Meu maior dissabor, contudo, foi que alguns dias depois Freeway surtou de vez e botou para correr meu irmão e minha tia, as duas pessoas da família que estavam em casa. Foi preciso chamar reforços para prender o cachorro e, nisso, ele acabou enforcado. Seu corpo foi jogado por aí. Para me poupar, disseram-me que ele fora mandado para o canil da Polícia Militar, onde aceitavam cães ferozes. Assim, ele poderia ter uma valorosa carreira no combate ao crime.
Criança, sabe como é: acreditei. Anos se passaram até me contarem a verdade. Tudo bem, isso agora é apenas uma lembrança distante, que veio à tona quando meus olhos bateram na data de hoje.

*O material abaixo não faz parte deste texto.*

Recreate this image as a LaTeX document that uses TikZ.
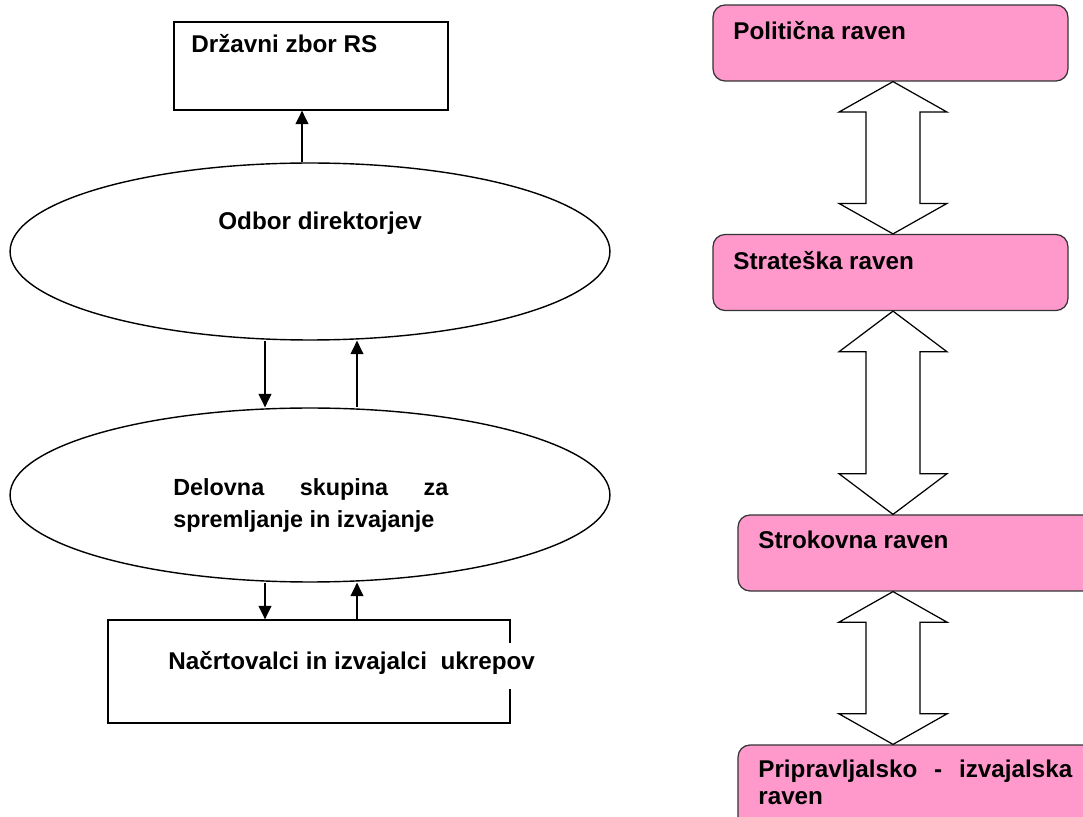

Ainda penso que minha trajetória podia ter-se encerrado aos 10 anos de idade. Teria sido chato. Mas fiquei por aqui e ainda posso contar esta historinha boba para vocês. Com tudo isso, continuo adorando cachorros.
3 comentários:
Agosto, mês do cachorro louco!
Menos poodles, né?
Foi a primeira postagem do mês, caro anônimo!
Ivan, não me leve a mal. Tenho as minhas restrições... Mas cachorro de amigo meu é meu amigo também.